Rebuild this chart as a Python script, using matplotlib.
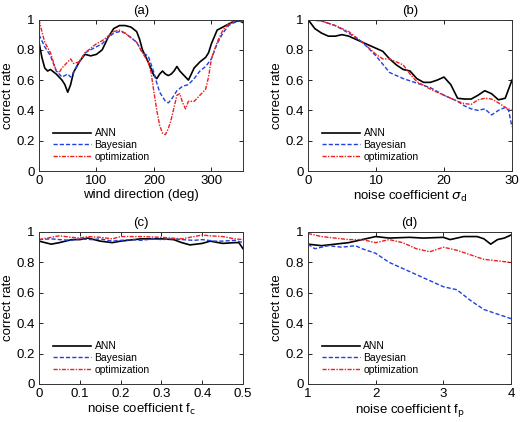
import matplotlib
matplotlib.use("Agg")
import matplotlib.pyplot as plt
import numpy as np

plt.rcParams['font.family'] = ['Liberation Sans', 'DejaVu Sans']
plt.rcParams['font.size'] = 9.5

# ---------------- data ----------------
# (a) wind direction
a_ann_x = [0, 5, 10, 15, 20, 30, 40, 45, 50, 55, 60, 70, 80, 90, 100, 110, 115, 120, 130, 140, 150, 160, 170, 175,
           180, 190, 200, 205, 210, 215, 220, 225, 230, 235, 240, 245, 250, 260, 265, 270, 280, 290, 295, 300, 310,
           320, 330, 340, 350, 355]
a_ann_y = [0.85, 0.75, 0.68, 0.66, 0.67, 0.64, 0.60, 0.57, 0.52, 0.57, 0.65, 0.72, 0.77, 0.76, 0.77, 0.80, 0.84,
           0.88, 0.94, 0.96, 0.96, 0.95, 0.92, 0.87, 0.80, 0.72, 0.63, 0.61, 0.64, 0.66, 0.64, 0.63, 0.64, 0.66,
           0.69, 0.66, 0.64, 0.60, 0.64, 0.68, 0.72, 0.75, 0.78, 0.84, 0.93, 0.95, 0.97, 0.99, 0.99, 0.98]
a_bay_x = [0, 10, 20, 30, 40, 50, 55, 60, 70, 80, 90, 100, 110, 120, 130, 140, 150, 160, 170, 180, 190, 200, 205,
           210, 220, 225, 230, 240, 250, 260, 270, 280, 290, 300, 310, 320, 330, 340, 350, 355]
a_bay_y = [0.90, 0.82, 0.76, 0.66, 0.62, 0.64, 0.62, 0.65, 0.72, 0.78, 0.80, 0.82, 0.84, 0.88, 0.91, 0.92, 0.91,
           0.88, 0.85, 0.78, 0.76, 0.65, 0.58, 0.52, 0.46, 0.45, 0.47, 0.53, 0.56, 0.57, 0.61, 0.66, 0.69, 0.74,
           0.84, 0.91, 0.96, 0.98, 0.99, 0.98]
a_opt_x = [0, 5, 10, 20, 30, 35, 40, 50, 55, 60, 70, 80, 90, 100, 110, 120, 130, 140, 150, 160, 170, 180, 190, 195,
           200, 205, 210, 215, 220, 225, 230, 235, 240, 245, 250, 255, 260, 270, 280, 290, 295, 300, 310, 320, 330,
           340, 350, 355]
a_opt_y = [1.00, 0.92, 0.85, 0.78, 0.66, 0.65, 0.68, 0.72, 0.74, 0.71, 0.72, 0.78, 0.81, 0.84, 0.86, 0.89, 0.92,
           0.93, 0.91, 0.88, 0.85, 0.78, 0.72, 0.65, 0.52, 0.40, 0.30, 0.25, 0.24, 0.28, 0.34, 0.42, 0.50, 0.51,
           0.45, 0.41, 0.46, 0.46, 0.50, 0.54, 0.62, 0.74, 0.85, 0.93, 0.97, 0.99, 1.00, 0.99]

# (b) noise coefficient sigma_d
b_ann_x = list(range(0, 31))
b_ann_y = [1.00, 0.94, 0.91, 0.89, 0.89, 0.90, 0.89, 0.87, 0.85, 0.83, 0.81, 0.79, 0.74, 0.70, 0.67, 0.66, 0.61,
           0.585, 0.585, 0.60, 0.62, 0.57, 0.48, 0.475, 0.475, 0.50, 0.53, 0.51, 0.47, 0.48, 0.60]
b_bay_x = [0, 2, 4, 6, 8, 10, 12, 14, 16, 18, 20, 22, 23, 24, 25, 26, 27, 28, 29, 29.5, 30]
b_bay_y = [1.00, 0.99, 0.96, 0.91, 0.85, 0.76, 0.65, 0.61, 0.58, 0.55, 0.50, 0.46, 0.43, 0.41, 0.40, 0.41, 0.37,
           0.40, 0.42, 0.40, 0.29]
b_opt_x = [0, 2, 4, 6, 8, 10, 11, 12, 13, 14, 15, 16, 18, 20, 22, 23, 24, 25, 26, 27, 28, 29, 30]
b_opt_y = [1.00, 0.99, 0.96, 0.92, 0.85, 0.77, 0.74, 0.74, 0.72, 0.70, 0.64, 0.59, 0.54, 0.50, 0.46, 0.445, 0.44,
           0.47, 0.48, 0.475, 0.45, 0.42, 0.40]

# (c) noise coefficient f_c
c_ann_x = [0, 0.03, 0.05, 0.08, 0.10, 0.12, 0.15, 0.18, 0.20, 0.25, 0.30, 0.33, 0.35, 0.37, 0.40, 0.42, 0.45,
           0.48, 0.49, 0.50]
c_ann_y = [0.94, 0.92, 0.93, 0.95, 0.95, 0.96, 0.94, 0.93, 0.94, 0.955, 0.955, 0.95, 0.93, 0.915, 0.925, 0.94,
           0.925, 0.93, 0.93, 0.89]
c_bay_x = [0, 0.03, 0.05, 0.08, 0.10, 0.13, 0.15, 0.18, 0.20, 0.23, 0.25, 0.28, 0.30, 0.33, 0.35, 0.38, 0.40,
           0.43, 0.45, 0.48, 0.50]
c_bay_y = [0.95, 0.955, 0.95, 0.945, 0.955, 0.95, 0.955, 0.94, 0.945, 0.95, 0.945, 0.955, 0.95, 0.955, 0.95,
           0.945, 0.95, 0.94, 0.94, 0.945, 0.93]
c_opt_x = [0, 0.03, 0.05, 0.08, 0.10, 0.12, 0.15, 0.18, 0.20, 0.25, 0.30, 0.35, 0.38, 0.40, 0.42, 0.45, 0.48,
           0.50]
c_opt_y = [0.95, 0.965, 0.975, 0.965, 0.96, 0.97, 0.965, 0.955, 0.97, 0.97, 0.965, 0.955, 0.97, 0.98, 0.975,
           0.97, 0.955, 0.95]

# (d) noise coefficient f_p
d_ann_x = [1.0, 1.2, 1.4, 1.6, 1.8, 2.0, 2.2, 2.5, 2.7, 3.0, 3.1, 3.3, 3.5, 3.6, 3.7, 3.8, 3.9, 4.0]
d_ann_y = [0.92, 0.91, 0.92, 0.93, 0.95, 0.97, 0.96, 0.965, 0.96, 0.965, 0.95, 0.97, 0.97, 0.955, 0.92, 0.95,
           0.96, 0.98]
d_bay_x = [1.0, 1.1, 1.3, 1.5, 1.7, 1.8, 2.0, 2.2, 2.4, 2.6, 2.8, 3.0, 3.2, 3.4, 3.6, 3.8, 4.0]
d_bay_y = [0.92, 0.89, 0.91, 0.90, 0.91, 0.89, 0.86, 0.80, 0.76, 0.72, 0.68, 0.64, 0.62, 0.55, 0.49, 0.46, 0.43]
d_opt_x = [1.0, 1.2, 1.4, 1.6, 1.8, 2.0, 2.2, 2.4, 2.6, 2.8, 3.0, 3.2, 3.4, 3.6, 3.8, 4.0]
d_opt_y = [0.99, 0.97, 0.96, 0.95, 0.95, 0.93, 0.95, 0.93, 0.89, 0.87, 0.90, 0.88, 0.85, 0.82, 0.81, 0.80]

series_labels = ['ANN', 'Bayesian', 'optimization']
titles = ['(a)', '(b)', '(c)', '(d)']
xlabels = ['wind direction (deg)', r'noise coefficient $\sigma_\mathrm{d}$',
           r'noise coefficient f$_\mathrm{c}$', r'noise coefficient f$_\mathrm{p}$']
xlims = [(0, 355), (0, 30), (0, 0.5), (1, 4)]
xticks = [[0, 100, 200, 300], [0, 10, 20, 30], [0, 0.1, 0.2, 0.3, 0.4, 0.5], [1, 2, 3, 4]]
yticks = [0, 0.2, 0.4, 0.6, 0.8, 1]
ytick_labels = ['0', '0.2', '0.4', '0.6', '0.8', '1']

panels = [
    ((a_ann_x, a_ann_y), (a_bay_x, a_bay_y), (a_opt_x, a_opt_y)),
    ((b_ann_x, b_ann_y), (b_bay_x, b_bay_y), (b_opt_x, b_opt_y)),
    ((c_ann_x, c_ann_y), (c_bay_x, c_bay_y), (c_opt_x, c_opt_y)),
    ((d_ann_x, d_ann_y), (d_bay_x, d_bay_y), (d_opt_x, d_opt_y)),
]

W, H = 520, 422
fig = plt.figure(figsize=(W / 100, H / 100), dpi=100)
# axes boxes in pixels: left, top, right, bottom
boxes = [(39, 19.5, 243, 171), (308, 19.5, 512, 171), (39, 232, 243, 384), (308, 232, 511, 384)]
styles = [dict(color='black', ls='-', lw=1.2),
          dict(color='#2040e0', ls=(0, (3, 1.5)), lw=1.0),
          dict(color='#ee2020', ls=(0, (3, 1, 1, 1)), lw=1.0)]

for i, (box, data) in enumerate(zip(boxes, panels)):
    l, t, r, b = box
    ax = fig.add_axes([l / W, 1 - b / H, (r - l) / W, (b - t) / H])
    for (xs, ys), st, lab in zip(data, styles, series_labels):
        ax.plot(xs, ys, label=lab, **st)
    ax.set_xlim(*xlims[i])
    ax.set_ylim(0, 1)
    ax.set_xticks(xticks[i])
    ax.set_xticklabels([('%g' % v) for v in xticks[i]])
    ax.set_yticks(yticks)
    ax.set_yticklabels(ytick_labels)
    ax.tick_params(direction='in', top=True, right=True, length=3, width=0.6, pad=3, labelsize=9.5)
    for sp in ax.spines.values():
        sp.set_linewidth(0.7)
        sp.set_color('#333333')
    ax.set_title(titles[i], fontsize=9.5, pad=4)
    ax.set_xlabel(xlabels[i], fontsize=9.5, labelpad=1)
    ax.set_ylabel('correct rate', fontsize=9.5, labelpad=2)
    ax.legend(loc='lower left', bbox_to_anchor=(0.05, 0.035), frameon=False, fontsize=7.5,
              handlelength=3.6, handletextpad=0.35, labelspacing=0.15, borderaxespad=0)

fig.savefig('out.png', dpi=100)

———

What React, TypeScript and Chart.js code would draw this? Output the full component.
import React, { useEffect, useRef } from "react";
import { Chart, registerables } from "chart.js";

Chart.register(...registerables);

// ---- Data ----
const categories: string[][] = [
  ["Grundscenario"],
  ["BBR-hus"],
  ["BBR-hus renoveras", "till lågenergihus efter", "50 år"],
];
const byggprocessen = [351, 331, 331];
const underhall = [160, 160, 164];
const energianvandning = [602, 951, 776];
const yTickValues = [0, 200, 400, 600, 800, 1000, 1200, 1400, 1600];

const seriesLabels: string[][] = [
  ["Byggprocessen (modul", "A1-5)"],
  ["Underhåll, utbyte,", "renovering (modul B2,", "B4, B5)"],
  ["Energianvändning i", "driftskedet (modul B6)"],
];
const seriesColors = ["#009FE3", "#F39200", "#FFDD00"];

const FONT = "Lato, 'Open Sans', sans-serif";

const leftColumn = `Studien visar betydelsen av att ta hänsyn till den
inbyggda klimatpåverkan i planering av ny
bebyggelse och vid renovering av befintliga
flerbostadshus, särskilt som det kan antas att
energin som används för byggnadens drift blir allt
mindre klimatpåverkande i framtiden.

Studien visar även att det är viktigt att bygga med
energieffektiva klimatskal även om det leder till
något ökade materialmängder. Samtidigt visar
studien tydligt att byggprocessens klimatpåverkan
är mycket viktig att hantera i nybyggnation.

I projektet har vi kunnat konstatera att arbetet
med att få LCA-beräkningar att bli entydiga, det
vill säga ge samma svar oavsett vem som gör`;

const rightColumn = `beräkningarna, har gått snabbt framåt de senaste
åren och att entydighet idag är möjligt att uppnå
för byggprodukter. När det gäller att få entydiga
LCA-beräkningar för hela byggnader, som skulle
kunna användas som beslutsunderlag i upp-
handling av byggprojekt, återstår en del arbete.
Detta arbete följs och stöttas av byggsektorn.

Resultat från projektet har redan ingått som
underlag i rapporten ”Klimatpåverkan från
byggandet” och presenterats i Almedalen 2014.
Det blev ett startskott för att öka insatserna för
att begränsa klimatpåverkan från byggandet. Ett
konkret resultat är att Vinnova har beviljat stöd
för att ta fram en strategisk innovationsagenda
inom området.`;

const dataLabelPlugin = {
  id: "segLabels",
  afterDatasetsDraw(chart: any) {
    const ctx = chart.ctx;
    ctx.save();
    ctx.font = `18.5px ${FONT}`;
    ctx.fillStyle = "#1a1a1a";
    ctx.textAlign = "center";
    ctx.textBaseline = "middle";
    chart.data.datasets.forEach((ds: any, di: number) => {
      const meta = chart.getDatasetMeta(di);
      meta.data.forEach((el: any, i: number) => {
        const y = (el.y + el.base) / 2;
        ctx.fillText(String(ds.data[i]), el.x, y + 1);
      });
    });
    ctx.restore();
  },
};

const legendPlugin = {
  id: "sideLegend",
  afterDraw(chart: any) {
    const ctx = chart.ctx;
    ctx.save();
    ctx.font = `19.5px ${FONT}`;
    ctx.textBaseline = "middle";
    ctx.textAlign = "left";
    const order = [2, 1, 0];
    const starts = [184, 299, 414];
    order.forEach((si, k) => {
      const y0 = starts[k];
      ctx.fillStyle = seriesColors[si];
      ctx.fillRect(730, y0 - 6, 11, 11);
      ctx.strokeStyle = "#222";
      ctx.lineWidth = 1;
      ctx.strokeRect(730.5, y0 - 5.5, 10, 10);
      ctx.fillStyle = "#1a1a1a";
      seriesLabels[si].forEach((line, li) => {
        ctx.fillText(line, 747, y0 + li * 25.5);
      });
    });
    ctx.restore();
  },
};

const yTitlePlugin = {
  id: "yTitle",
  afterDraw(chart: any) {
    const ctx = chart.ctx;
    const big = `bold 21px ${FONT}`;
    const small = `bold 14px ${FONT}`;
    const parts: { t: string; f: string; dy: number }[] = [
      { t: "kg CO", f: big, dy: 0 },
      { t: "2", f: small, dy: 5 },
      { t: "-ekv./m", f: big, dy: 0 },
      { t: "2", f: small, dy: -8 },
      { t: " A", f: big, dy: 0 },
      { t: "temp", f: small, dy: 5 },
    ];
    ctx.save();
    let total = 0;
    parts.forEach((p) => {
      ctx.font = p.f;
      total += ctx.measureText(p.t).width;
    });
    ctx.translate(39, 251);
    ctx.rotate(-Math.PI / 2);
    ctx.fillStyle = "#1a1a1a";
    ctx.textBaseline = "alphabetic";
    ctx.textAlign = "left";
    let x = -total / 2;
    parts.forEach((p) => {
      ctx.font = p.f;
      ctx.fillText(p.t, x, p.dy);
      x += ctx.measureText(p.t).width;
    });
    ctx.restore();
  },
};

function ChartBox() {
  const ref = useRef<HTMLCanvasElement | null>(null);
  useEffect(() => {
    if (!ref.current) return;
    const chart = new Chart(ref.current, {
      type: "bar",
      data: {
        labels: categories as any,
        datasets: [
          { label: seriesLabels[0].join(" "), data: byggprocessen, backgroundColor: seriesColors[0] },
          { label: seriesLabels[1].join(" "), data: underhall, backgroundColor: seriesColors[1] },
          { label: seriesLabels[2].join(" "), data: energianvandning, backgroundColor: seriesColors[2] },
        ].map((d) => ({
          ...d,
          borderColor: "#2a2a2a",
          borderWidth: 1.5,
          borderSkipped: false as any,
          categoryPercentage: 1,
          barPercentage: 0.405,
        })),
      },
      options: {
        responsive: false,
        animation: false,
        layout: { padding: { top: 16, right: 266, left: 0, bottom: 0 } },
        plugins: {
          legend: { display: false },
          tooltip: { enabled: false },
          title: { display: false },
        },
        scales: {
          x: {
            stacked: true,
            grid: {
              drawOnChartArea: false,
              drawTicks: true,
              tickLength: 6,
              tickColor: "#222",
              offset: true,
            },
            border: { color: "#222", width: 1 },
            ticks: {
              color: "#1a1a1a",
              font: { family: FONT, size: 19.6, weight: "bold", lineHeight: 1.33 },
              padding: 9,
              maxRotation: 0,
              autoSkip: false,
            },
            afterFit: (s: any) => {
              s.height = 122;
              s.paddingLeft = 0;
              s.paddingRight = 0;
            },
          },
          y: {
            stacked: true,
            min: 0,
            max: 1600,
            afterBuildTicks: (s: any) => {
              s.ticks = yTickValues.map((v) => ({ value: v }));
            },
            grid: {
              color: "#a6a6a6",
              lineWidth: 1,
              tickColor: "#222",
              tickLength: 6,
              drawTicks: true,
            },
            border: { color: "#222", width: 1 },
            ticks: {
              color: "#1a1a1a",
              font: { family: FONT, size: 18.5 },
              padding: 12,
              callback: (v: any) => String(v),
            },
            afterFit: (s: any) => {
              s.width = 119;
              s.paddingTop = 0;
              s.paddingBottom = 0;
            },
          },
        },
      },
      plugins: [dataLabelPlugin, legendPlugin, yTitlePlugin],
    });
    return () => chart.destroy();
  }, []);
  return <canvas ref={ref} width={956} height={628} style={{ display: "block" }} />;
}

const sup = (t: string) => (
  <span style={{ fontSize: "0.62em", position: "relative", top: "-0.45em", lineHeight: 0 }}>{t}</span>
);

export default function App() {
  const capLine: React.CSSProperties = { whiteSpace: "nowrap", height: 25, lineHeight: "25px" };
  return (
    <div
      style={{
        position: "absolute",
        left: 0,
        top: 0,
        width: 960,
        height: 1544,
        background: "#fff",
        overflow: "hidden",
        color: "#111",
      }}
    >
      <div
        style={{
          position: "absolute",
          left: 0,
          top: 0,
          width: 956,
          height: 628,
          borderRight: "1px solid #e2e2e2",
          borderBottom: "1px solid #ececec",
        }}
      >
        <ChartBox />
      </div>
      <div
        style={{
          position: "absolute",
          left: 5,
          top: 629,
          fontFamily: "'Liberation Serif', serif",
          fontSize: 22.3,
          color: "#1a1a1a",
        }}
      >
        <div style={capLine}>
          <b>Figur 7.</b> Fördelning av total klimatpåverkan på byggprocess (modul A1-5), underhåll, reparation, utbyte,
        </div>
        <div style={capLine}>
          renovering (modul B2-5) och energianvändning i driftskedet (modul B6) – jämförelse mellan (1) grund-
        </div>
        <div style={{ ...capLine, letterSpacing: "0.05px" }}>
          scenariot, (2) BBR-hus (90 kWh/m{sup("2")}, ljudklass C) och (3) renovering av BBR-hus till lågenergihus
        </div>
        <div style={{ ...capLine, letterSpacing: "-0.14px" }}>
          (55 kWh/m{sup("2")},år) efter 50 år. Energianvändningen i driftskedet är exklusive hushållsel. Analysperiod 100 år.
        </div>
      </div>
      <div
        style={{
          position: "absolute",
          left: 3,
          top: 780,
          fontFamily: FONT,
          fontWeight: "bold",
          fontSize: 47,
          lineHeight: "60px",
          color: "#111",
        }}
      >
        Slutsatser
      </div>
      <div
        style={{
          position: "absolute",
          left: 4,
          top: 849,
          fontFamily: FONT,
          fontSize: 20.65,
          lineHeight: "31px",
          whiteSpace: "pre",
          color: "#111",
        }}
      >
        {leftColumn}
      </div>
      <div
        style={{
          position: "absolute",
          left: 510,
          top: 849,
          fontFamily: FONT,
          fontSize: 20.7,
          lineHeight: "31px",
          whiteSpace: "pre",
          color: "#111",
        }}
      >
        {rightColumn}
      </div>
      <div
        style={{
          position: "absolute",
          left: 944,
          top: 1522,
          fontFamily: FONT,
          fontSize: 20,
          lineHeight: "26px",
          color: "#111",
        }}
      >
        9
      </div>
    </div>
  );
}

———

▶ WRITTEN EXERCISE
Do not copy any pictures. Retype exactly the stretch from the line with "Rebuild this chart" through the line with "plt.rcParams['font.size'] = 9.5".

▶ RESULT FOR THIS EXERCISE
Rebuild this chart as a Python script, using matplotlib.
import matplotlib
matplotlib.use("Agg")
import matplotlib.pyplot as plt
import numpy as np

plt.rcParams['font.family'] = ['Liberation Sans', 'DejaVu Sans']
plt.rcParams['font.size'] = 9.5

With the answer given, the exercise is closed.